The exercise ▸ Can you set down, exactly as they appear below, the lines from the opening of the material through the one bearing "const nHalf = 44;", minus the pictures?

§ §

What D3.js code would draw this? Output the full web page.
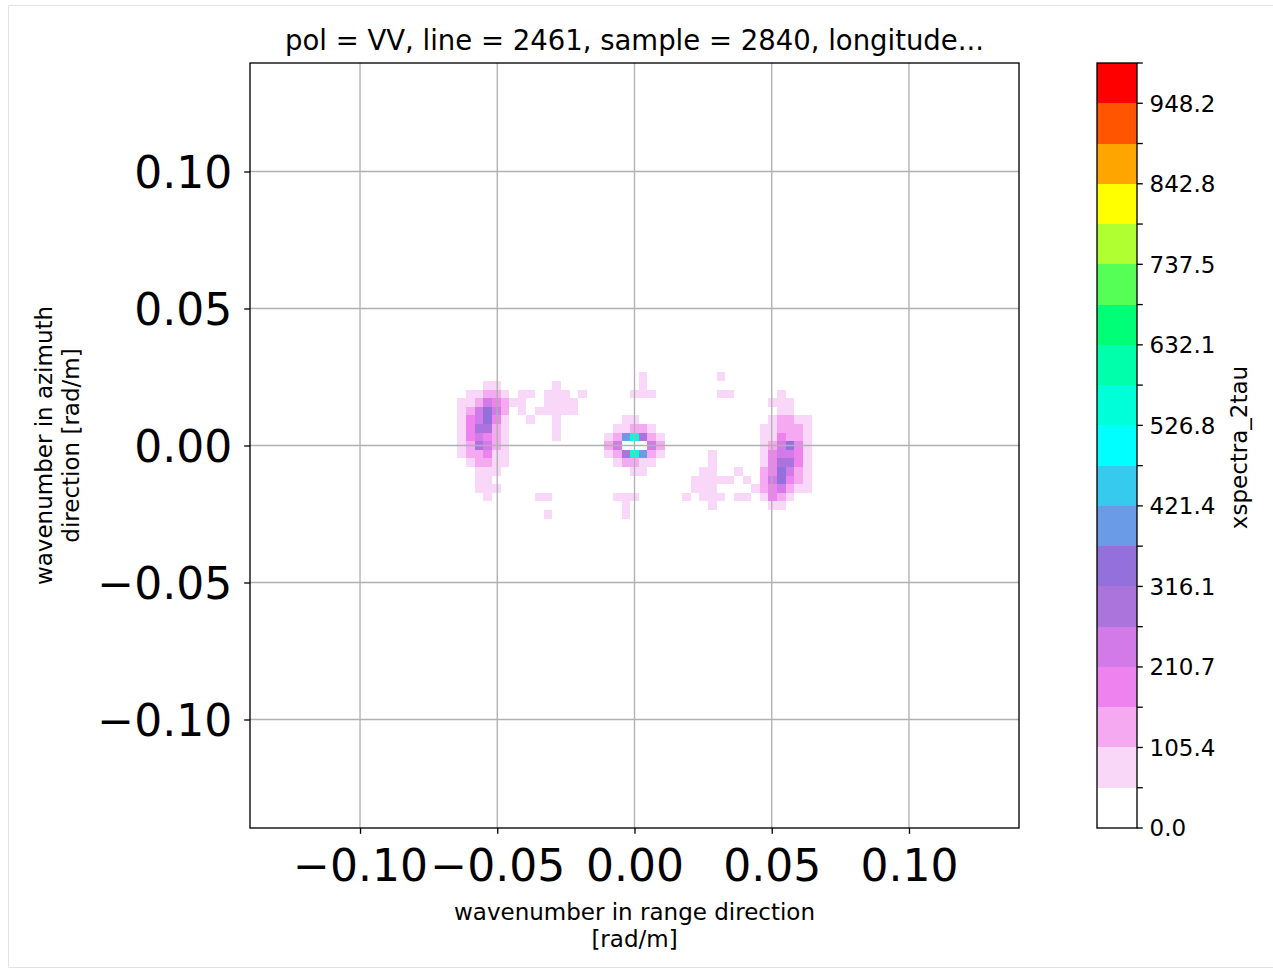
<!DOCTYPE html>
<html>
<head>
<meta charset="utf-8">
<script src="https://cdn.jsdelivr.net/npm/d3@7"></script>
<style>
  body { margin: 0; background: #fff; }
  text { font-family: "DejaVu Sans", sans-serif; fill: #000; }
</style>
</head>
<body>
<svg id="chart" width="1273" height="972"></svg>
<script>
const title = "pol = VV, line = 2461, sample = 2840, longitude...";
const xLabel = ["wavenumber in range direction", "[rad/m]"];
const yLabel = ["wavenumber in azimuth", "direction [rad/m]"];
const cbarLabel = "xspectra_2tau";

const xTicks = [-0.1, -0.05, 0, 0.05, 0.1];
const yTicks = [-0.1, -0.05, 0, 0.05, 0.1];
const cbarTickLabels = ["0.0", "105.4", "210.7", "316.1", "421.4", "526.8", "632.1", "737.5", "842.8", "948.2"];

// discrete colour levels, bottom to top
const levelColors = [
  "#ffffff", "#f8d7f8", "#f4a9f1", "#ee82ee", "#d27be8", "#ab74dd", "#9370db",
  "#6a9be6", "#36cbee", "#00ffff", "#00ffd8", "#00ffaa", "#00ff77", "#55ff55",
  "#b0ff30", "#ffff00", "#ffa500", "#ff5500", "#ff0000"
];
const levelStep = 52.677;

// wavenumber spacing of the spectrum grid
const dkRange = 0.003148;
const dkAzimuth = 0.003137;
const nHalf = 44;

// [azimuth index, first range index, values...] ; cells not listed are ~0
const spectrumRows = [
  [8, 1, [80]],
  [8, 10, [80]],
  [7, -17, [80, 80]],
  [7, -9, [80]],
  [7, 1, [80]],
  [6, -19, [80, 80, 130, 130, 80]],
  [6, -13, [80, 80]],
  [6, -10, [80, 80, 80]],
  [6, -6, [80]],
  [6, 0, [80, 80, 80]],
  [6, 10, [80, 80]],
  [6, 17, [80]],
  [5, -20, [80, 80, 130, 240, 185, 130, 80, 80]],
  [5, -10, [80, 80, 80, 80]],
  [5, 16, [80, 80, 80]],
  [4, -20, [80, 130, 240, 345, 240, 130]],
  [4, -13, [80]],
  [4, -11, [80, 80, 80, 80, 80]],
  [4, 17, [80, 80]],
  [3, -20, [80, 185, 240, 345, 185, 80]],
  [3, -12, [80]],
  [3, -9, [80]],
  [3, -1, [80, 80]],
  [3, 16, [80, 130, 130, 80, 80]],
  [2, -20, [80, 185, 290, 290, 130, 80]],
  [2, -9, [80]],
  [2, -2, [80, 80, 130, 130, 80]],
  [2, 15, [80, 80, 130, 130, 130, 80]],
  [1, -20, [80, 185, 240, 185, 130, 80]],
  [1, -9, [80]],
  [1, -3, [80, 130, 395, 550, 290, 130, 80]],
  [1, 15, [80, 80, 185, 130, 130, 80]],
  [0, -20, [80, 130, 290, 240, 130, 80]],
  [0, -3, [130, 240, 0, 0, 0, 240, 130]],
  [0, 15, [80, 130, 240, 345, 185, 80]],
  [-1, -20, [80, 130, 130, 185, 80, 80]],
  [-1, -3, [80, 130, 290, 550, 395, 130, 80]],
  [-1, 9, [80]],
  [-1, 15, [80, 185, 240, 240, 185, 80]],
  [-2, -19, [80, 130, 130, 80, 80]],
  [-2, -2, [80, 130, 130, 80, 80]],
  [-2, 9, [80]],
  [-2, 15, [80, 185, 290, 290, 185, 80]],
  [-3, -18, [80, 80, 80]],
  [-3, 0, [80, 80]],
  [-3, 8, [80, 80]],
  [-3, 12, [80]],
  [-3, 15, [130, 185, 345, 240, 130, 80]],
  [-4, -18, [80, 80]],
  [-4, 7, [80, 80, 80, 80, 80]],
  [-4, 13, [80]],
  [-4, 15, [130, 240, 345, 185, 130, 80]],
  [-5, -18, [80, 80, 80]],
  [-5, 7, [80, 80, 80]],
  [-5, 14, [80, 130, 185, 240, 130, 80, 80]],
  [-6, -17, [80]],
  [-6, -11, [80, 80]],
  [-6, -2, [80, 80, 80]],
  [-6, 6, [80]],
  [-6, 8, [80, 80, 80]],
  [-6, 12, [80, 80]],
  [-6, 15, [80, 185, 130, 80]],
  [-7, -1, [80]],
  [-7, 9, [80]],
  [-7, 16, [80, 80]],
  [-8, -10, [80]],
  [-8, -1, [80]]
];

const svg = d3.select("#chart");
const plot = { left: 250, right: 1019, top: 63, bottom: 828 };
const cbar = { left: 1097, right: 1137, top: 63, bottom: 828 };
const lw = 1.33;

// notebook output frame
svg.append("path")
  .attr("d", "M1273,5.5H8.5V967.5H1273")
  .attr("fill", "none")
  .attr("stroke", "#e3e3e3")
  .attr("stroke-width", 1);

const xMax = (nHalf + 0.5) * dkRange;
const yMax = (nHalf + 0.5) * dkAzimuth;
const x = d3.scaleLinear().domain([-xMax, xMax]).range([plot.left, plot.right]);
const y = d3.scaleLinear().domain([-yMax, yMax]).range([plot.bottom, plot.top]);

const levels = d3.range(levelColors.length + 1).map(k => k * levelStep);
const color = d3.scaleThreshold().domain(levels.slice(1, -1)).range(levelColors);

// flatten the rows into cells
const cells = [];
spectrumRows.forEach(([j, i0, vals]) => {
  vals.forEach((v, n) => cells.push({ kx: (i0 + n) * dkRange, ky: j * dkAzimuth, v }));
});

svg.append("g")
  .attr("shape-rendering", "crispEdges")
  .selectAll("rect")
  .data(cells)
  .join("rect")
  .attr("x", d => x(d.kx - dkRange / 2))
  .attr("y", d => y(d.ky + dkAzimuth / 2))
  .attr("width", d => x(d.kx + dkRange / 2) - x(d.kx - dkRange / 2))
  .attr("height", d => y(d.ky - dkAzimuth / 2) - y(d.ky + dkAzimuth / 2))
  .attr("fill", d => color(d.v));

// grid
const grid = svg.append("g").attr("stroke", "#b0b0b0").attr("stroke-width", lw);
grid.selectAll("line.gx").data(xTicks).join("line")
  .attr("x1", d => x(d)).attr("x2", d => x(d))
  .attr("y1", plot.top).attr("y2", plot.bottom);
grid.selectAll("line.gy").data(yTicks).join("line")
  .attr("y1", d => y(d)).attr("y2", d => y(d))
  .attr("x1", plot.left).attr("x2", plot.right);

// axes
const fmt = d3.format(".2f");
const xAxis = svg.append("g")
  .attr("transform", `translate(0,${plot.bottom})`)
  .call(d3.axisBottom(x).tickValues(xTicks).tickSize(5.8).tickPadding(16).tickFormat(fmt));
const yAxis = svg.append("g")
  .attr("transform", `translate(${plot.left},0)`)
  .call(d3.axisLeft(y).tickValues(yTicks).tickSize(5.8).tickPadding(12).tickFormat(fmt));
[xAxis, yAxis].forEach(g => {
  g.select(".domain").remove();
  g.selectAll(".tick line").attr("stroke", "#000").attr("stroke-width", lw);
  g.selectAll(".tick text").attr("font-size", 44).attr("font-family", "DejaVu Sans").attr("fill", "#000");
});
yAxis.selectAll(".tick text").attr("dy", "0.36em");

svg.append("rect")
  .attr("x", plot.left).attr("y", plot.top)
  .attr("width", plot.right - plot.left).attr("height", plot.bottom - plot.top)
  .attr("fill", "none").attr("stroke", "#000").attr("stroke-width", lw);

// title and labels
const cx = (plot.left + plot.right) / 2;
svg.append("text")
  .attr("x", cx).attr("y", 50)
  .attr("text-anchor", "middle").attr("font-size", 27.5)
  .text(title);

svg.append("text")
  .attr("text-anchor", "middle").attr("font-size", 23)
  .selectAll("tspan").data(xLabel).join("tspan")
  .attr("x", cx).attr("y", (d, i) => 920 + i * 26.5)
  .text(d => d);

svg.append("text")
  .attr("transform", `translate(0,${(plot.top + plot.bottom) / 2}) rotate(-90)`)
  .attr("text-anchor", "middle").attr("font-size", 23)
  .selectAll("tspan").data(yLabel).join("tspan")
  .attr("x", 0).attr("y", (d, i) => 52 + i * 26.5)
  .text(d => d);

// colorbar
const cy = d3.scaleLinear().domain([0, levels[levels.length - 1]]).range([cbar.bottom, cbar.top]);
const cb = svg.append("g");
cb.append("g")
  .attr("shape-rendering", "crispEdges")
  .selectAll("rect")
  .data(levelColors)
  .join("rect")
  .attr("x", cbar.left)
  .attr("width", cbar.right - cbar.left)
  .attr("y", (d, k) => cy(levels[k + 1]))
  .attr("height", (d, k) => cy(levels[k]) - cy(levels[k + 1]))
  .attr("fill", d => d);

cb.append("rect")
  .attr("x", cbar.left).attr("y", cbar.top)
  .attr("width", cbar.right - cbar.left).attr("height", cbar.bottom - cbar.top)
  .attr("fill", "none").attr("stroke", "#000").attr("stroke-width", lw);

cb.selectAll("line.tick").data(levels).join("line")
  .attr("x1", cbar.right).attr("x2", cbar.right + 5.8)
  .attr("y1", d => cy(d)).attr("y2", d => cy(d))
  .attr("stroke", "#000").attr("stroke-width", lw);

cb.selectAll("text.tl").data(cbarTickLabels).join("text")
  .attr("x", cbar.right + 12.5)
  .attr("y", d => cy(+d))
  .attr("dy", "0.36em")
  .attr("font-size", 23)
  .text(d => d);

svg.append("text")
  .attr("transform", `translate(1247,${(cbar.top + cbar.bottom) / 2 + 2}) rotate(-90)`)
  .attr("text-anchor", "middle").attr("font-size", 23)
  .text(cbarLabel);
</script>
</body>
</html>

§ §

Task answer ▸
What D3.js code would draw this? Output the full web page.
<!DOCTYPE html>
<html>
<head>
<meta charset="utf-8">
<script src="https://cdn.jsdelivr.net/npm/d3@7"></script>
<style>
  body { margin: 0; background: #fff; }
  text { font-family: "DejaVu Sans", sans-serif; fill: #000; }
</style>
</head>
<body>
<svg id="chart" width="1273" height="972"></svg>
<script>
const title = "pol = VV, line = 2461, sample = 2840, longitude...";
const xLabel = ["wavenumber in range direction", "[rad/m]"];
const yLabel = ["wavenumber in azimuth", "direction [rad/m]"];
const cbarLabel = "xspectra_2tau";

const xTicks = [-0.1, -0.05, 0, 0.05, 0.1];
const yTicks = [-0.1, -0.05, 0, 0.05, 0.1];
const cbarTickLabels = ["0.0", "105.4", "210.7", "316.1", "421.4", "526.8", "632.1", "737.5", "842.8", "948.2"];

// discrete colour levels, bottom to top
const levelColors = [
  "#ffffff", "#f8d7f8", "#f4a9f1", "#ee82ee", "#d27be8", "#ab74dd", "#9370db",
  "#6a9be6", "#36cbee", "#00ffff", "#00ffd8", "#00ffaa", "#00ff77", "#55ff55",
  "#b0ff30", "#ffff00", "#ffa500", "#ff5500", "#ff0000"
];
const levelStep = 52.677;

// wavenumber spacing of the spectrum grid
const dkRange = 0.003148;
const dkAzimuth = 0.003137;
const nHalf = 44;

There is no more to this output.